In the midst of this, Jasper Lee-Lindsay (who I last saw in Belvoir’s Blessed Union in 2023) steals the show as Andy, a moody, angst ridden crocodile poet, with frustratingly small upper arms. Of all the performances on stage, he pitches his ridiculousness at just the right level to let us feel real emotions for Andy as he yearns for his hidden crush. The other real standout is Production Designer Hannah Tayler’s costumes which are inventive and hilarious in their own right.

Jasper Lee-Lindsay & Mason Phoumirath. Photo: Phil Erbacher

The script does provide some occasionally fun moments and clever twists based on the mystical/animalistic premise, but sometimes I was left wondering if it had been really thought through. The ending particularly paints Monty in a terrible, narcissistic light to the point where I simply didn’t give a shit what happened to this horrid, entitled teen. Her friends deserve better than her. This wasn’t aided by the fact I’d recently seen Pixar’s Inside Out 2 which walks a similar “will-teen-girl-sell-out-friends-to-be-popular” trajectory but does it with a lot more insight.

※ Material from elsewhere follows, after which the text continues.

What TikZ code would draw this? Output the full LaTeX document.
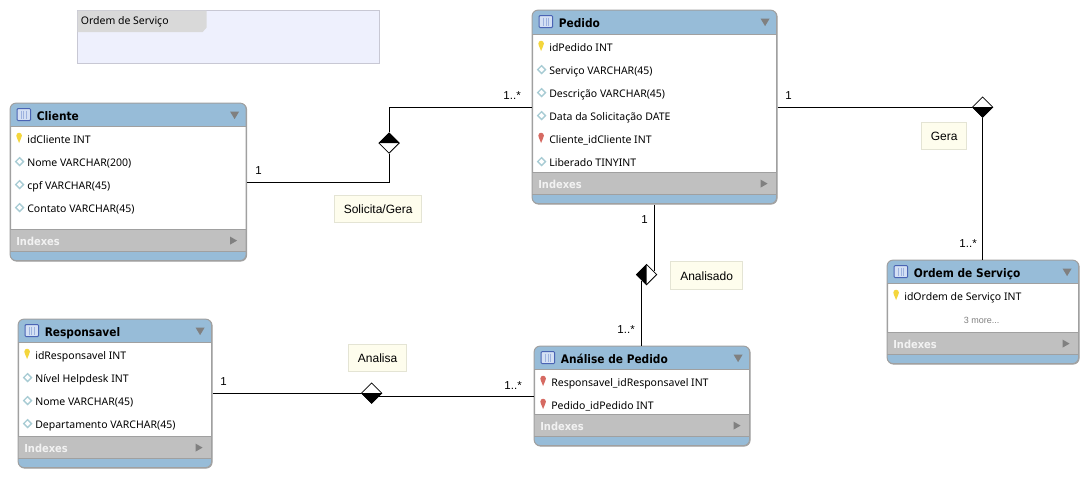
\documentclass[tikz,border=0pt]{standalone}
\usepackage{fontspec}
\setmainfont{Noto Sans}
\newfontfamily\lblfont{Liberation Sans}
\newfontfamily\titlefont{DejaVu Sans}[FakeStretch=0.9]
\usetikzlibrary{shapes.geometric,calc}
\definecolor{hdr}{HTML}{97BCD8}
\definecolor{edgeg}{HTML}{A0A0A0}
\definecolor{idxbg}{HTML}{C0C0C0}
\definecolor{noteb}{HTML}{E4E4D4}
\definecolor{notef}{HTML}{FEFDED}
\definecolor{layerf}{HTML}{EEF0FD}
\definecolor{layerb}{HTML}{C8C8D4}
\definecolor{layert}{HTML}{D9D9D9}
\definecolor{teal}{HTML}{A8CCD4}
\definecolor{keyy}{HTML}{F4D63C}
\definecolor{keyr}{HTML}{D66A62}
\definecolor{iconb}{HTML}{4A64B4}
\definecolor{iconf}{HTML}{D4E0F4}
\definecolor{iconl}{HTML}{9DB2DE}
\definecolor{tri}{HTML}{808080}
\tikzset{
  rowtext/.style={anchor=west,inner sep=0pt,text height=8pt,text depth=2.5pt,font=\fontsize{10.5}{12}\selectfont,text=black},
  titletext/.style={anchor=west,inner sep=0pt,text height=9pt,text depth=3pt,font=\titlefont\bfseries\fontsize{11.8}{13}\selectfont},
  idxtext/.style={anchor=west,inner sep=0pt,text height=8pt,text depth=0pt,font=\titlefont\bfseries\fontsize{11}{12}\selectfont,text=white!90!gray},
  note/.style={draw=noteb,fill=notef,inner sep=0pt,minimum height=27.5pt,text height=11pt,text depth=1pt,font=\lblfont\fontsize{12}{13}\selectfont,text=black},
  card/.style={inner sep=0pt,anchor=base,font=\lblfont\fontsize{11.5}{13}\selectfont,text=black},
  relwire/.style={draw=black,line width=1pt},
  rel/.style={diamond,draw=black,fill=white,line width=.8pt,inner sep=0pt,minimum width=20.5pt,minimum height=20.5pt},
  box/.style={draw=edgeg,line width=1pt,rounded corners=6pt,inner sep=0pt,anchor=north west}
}
% key icon
\newcommand{\keyicon}[3]{%
  \fill[#3] (#1-2.8,#2-3) .. controls (#1-2.8,#2-6.8) and (#1+2.8,#2-6.8) .. (#1+2.8,#2-3) .. controls (#1+2.8,#2-0.5) and (#1+1.2,#2) .. (#1+1.2,#2+1.5) -- (#1,#2+4.5) -- (#1-1.2,#2+1.5) .. controls (#1-1.2,#2) and (#1-2.8,#2-0.5) .. (#1-2.8,#2-3) -- cycle;}
% plain column icon
\newcommand{\colicon}[2]{%
  \draw[teal,fill=white,line width=1.3pt] (#1-3.9,#2) -- (#1,#2-3.9) -- (#1+3.9,#2) -- (#1,#2+3.9) -- cycle;}
% entity: name x1 y1 x2 y2(bottom) headerbottom idxtop title rows(kind/text)
\newcommand{\entity}[9]{%
  \node[box,minimum width={#4-#2},minimum height={#5-#3},fill=white] (#1) at (#2,#3) {};
  \begin{scope}
    \clip[rounded corners=6pt] (#2,#3) rectangle (#4,#5);
    \fill[hdr] (#2,#3) rectangle (#4,#6);
    \fill[idxbg] (#2,#7) rectangle (#4,#7+22);
    \fill[hdr] (#2,#7+22) rectangle (#4,#5);
    \draw[edgeg,line width=.8pt] (#2,#6) -- (#4,#6) (#2,#7) -- (#4,#7) (#2,#7+22) -- (#4,#7+22);
  \end{scope}
  \draw[edgeg,line width=1pt,rounded corners=6pt] (#2,#3) rectangle (#4,#5);
  % table icon
  \draw[fill=iconf,draw=iconb,line width=1pt,rounded corners=1pt] (#2+7,#3+5.5) rectangle (#2+20.5,#3+17.5);
  \draw[draw=iconl,line width=.8pt] (#2+11,#3+7.5) -- (#2+11,#3+16) (#2+13.8,#3+7.5) -- (#2+13.8,#3+16) (#2+16.6,#3+7.5) -- (#2+16.6,#3+16);
  \node[titletext] (#1title) at (#2+26.5,#3+14.2) {#8};
  \fill[tri] (#4-16,#3+8.5) -- (#4-7,#3+8.5) -- (#4-11.5,#3+16) -- cycle;
  \node[idxtext] (#1idx) at (#2+6,#7+11.8) {Indexes};
  \fill[tri] (#4-16,#7+7) -- (#4-16,#7+15) -- (#4-9,#7+11) -- cycle;
  \foreach \kind/\txt [count=\i from 0] in {#9} {
    \pgfmathsetmacro{\ry}{#6+12+23*\i}
    \ifnum\kind=1 \keyicon{#2+9}{\ry}{keyy}\fi
    \ifnum\kind=2 \keyicon{#2+9}{\ry}{keyr}\fi
    \ifnum\kind=0 \colicon{#2+9.5}{\ry}\fi
    \node[rowtext] (#1row\i) at (#2+17,\ry+1.7) {\txt};
  }
}
\begin{document}
\begin{tikzpicture}[x=1pt,y=-1pt]
\useasboundingbox (0.4,0.4) rectangle (1088.4,477.4);
% layer
\node[draw=layerb,fill=layerf,line width=1pt,inner sep=0pt,minimum width=302pt,minimum height=53pt,anchor=north west] (layer) at (77.5,10.5) {};
\fill[layert] (78,11) -- (207,11) -- (207,28) -- (203,32.5) -- (78,32.5) -- cycle;
\node[rowtext] (layertitle) at (81,22) {Ordem de Serviço};

\entity{cli}{10.5}{103.5}{246.5}{261}{127}{230}{Cliente}{1/idCliente INT,0/Nome VARCHAR(200),0/cpf VARCHAR(45),0/Contato VARCHAR(45)}
\entity{ped}{532.5}{10.5}{777}{204}{35}{173}{Pedido}{1/idPedido INT,0/Serviço VARCHAR(45),0/Descrição VARCHAR(45),0/Data da Solicitação DATE,2/Cliente\_idCliente INT,0/Liberado TINYINT}
\entity{ord}{887.5}{260.5}{1079}{364}{284}{333}{Ordem de Serviço}{1/idOrdem de Serviço INT}
\node[inner sep=0pt,font=\lblfont\fontsize{9}{11}\selectfont,text=gray] (more) at (982,320.5) {3 more...};
\entity{res}{18.5}{319.5}{212}{468}{343}{437}{Responsavel}{1/idResponsavel INT,0/Nível Helpdesk INT,0/Nome VARCHAR(45),0/Departamento VARCHAR(45)}
\entity{ana}{534.5}{346.5}{750}{446}{370}{415}{Análise de Pedido}{2/Responsavel\_idResponsavel INT,2/Pedido\_idPedido INT}

% relationship diamonds
\coordinate (c1) at (389.5,143.5);
\coordinate (c2) at (983,107.5);
\coordinate (c3) at (647,275);
\coordinate (c4) at (372,393.5);
\node[rel] (d1) at (c1) {};
\node[rel] (d2) at (c2) {};
\node[rel] (d3) at (c3) {};
\node[rel] (d4) at (c4) {};

% connectors
\draw[relwire] (cli.east |- 0,182.5) -- (389.5,182.5) -- (d1.south);
\draw[relwire] (d1.north) -- (389.5,107.5) -- (ped.west |- 0,107.5);
\draw[relwire] (ped.east |- 0,107.5) -- (d2.west);
\draw[relwire] (d2.south) -- (ord.north -| d2);
\draw[relwire] (ped.south -| 654.5,0) -- (654.5,271.5);
\draw[relwire] (641.5,281) -- (ana.north -| 641.5,0);
\draw[relwire] (res.east |- 0,393.5) -- (d4.west);
\draw[relwire] (378,396.5) -- (ana.west |- 0,396.5);

% filled halves
\fill[black] (d1.west) -- (d1.north) -- (d1.east) -- cycle;
\fill[black] (d2.west) -- (d2.south) -- (d2.east) -- cycle;
\fill[black] (d3.north) -- (d3.west) -- (d3.south) -- cycle;
\fill[black] (d4.west) -- (d4.south) -- (d4.east) -- cycle;

% notes
\node[note,minimum width=87pt] (n1) at (378.5,209) {Solicita/Gera};
\node[note,minimum width=45pt] (n2) at (944.5,136) {Gera};
\node[note,minimum width=72pt] (n3) at (707,275.5) {Analisado};
\node[note,minimum width=58pt] (n4) at (378,358) {Analisa};

% cardinalities
\node[card] (k1) at (259,174.5) {1};
\node[card] (k2) at (512.5,99.5) {1..*};
\node[card] (k3) at (789,99.5) {1};
\node[card] (k4) at (968.5,247.5) {1..*};
\node[card] (k5) at (645,223.5) {1};
\node[card] (k6) at (626.5,333.5) {1..*};
\node[card] (k7) at (224,385.5) {1};
\node[card] (k8) at (513.5,389.5) {1..*};
\end{tikzpicture}
\end{document}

For all the bits of witty dialogue, and there are some great lines and sly jokes, Too Human isn’t human enough. There is a lack of genuine character building which robs the play of any resonance, leaving us with nothing more than first-draft dick jokes and over-acting. Too Human takes inspiration from the teen sex comedies of the 80s, but doesn’t elevate them at all. In fact it seems to have dragged up all the bits we should have left behind on the way.